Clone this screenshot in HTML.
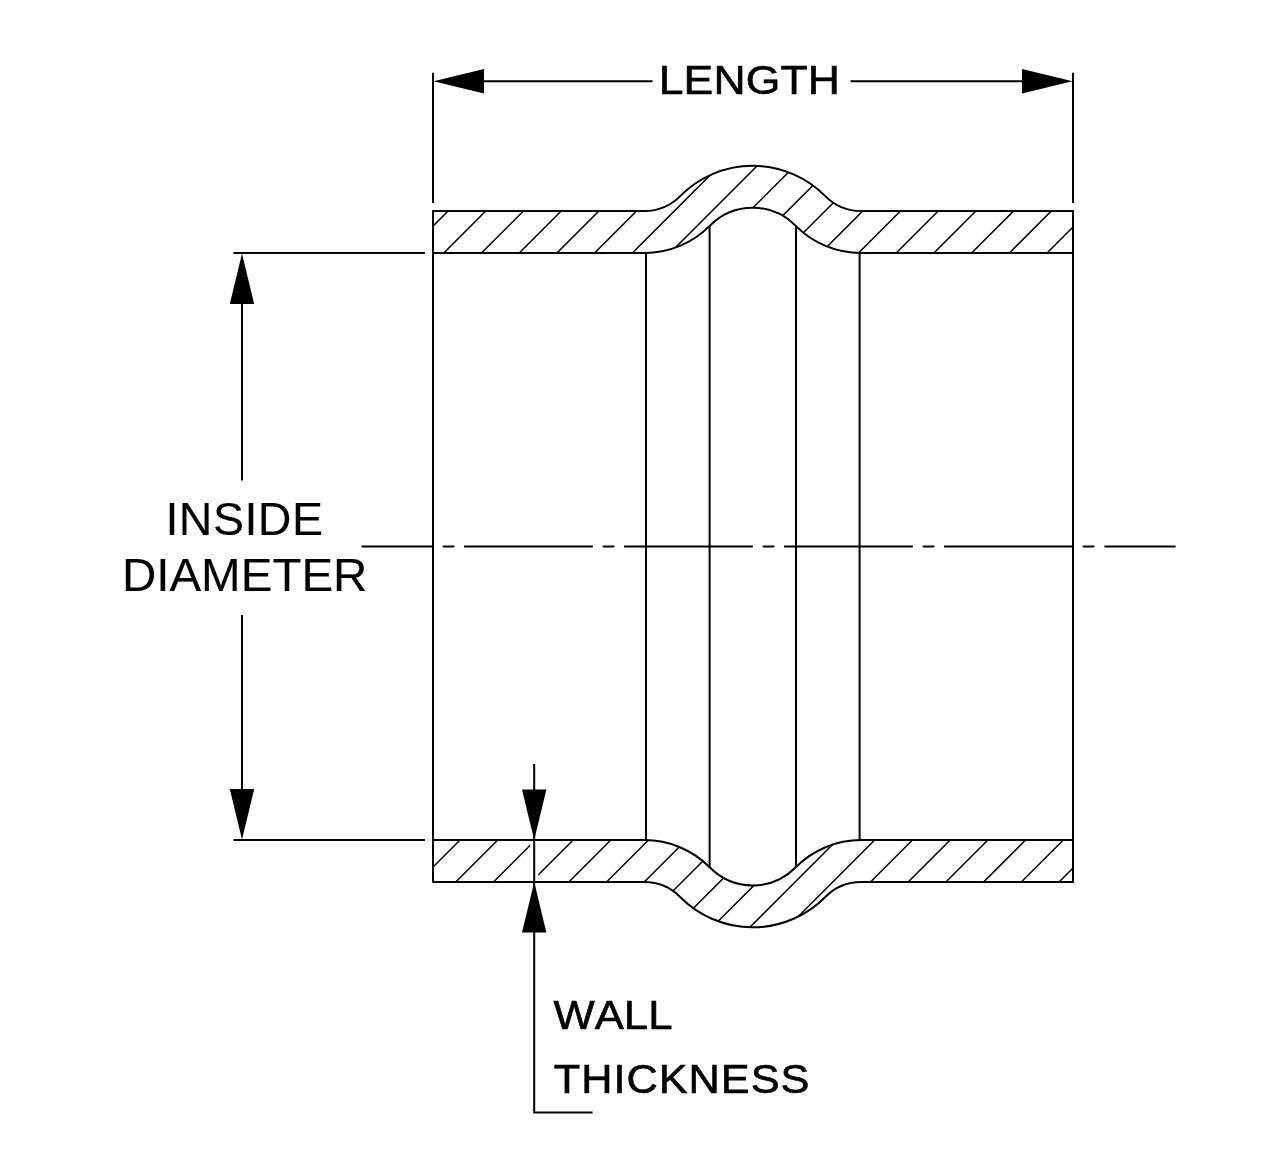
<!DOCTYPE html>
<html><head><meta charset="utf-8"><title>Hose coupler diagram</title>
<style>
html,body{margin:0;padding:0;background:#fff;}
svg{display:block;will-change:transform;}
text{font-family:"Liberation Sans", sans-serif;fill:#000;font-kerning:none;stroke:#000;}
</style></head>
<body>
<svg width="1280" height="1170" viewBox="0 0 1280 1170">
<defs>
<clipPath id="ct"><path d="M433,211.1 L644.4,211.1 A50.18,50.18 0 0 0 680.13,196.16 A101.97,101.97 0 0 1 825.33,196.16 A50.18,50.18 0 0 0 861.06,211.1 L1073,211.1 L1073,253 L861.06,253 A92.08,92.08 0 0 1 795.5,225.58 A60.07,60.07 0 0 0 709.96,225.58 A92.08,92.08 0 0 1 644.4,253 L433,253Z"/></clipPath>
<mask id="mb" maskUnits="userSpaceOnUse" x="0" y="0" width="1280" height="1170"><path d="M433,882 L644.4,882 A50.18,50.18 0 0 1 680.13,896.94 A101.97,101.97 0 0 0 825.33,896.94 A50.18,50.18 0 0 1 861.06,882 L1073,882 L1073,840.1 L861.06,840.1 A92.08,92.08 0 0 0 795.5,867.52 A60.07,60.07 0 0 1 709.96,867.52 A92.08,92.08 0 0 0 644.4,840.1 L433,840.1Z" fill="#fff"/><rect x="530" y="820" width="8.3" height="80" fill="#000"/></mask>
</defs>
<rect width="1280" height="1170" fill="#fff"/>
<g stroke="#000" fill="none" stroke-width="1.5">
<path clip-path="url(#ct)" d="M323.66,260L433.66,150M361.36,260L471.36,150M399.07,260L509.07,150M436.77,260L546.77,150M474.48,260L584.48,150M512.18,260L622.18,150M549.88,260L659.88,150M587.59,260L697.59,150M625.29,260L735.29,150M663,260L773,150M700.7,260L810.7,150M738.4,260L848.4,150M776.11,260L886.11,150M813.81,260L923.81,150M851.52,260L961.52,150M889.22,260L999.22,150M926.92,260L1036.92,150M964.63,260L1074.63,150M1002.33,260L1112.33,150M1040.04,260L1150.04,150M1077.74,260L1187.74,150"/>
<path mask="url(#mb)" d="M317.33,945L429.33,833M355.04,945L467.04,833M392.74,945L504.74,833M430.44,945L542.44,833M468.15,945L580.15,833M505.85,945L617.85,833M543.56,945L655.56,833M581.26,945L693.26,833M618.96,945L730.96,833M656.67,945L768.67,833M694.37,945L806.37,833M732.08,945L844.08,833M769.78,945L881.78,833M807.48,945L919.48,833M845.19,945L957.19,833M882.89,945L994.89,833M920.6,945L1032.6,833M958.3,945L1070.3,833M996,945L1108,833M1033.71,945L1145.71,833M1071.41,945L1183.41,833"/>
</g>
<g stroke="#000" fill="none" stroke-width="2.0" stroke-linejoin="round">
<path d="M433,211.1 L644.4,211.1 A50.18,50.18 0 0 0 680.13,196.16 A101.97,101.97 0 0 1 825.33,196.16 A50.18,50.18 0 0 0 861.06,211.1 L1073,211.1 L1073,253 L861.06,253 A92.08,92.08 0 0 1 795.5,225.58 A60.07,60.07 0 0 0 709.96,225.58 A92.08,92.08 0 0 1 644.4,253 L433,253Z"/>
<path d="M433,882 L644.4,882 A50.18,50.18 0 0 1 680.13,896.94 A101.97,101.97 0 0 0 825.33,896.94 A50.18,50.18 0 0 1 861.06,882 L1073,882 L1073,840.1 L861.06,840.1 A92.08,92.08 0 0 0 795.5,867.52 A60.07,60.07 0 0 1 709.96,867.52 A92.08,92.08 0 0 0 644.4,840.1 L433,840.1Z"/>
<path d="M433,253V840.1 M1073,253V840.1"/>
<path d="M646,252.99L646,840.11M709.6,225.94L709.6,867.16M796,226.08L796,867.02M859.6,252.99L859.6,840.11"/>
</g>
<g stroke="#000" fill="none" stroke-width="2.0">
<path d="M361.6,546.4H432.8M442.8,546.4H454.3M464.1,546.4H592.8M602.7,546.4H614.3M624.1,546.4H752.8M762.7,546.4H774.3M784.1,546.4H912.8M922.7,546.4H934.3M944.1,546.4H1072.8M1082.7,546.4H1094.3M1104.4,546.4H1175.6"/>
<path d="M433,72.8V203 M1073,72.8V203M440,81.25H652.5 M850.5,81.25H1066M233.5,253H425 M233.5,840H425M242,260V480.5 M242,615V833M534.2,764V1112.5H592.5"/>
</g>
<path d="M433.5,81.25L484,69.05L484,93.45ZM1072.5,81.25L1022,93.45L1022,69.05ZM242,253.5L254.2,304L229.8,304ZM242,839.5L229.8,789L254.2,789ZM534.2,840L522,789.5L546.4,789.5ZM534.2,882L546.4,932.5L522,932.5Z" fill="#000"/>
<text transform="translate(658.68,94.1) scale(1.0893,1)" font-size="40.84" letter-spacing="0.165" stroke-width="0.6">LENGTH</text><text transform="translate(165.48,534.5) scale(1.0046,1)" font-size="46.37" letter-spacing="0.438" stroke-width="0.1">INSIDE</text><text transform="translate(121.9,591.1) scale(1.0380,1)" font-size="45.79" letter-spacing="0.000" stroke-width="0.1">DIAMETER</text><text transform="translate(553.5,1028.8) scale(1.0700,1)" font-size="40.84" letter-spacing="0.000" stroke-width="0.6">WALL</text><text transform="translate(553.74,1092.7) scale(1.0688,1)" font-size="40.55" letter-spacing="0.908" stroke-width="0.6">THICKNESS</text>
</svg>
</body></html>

...

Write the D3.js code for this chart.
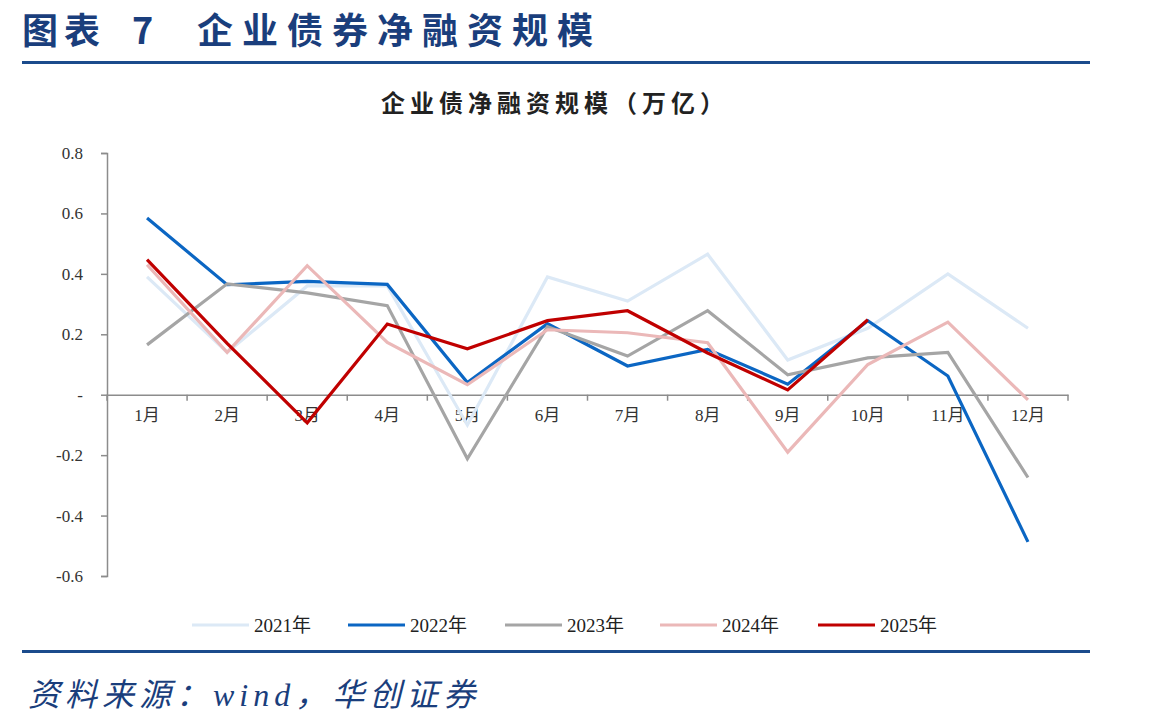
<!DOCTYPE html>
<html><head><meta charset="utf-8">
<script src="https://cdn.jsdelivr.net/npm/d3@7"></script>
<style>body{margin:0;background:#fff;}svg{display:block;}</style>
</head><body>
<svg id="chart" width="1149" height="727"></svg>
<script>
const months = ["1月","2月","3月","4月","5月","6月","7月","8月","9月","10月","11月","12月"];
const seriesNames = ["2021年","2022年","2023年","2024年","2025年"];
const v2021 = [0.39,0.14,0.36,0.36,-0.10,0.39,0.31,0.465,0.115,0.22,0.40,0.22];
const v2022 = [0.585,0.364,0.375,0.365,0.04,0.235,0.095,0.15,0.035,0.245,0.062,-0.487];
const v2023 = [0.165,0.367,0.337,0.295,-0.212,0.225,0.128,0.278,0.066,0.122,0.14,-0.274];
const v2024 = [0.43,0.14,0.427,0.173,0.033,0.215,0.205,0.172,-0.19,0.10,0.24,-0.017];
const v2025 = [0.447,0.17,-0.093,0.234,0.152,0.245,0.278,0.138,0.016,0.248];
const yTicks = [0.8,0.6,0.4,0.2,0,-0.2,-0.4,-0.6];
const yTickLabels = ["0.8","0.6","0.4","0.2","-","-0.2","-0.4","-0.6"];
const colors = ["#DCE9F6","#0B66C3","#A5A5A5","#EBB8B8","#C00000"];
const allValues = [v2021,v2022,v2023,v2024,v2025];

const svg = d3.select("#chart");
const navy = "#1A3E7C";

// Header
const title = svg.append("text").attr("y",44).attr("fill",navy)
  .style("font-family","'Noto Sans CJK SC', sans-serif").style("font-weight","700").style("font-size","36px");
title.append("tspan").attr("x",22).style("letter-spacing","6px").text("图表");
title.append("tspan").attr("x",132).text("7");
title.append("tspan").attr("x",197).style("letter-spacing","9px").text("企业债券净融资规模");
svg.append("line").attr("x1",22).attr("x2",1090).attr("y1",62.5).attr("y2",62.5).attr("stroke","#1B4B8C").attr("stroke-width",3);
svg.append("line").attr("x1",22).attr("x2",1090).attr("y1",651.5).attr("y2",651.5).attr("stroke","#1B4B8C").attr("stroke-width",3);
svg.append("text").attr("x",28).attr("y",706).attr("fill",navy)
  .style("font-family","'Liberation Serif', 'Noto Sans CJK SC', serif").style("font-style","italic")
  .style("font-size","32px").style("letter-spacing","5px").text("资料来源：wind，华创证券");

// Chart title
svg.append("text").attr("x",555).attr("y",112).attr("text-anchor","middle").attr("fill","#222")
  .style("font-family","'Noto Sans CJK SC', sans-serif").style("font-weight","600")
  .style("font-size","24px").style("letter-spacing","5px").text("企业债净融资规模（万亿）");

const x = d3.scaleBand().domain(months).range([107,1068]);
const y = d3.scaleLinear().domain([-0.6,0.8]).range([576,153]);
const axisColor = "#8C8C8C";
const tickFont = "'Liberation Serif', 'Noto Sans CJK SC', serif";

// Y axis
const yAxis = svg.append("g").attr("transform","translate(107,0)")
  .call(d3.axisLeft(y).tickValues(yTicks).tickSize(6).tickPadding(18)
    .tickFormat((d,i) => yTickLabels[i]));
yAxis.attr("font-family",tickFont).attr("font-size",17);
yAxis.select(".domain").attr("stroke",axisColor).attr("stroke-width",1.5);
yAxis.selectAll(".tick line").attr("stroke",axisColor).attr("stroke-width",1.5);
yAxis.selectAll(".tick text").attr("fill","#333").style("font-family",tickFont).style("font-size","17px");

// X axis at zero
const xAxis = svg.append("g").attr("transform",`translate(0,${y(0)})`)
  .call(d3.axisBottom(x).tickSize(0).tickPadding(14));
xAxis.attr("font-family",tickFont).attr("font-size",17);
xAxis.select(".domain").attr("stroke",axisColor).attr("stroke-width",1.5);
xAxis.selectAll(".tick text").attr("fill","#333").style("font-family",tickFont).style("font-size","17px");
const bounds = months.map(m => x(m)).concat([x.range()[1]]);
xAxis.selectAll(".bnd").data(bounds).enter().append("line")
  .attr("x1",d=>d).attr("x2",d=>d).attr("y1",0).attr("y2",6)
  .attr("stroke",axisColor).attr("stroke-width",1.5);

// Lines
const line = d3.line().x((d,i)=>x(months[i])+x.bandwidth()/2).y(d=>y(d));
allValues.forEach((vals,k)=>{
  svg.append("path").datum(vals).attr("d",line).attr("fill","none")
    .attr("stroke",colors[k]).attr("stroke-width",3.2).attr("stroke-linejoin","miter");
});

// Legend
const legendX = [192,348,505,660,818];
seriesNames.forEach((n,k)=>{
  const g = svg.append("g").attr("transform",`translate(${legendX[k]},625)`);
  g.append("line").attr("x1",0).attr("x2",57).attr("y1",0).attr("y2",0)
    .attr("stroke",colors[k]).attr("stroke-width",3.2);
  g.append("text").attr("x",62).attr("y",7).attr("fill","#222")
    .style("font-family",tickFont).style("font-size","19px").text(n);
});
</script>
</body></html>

---

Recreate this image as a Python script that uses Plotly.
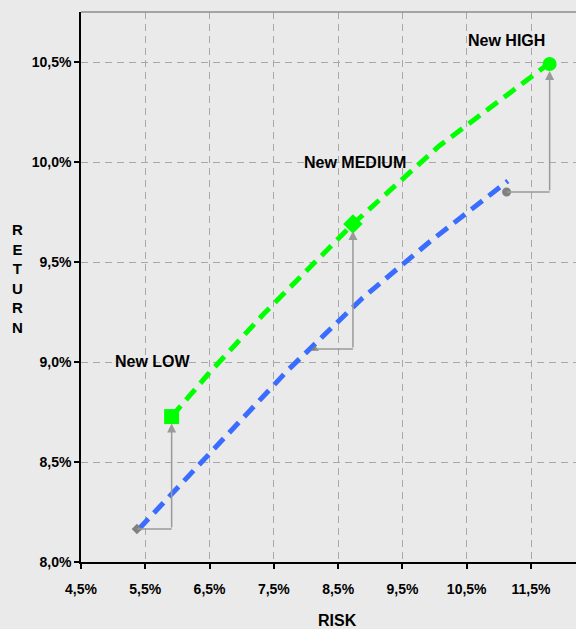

> Written instruction: Determine how many lines of the listing above hold the word "script". Report that number without anything else.

> Final result: 4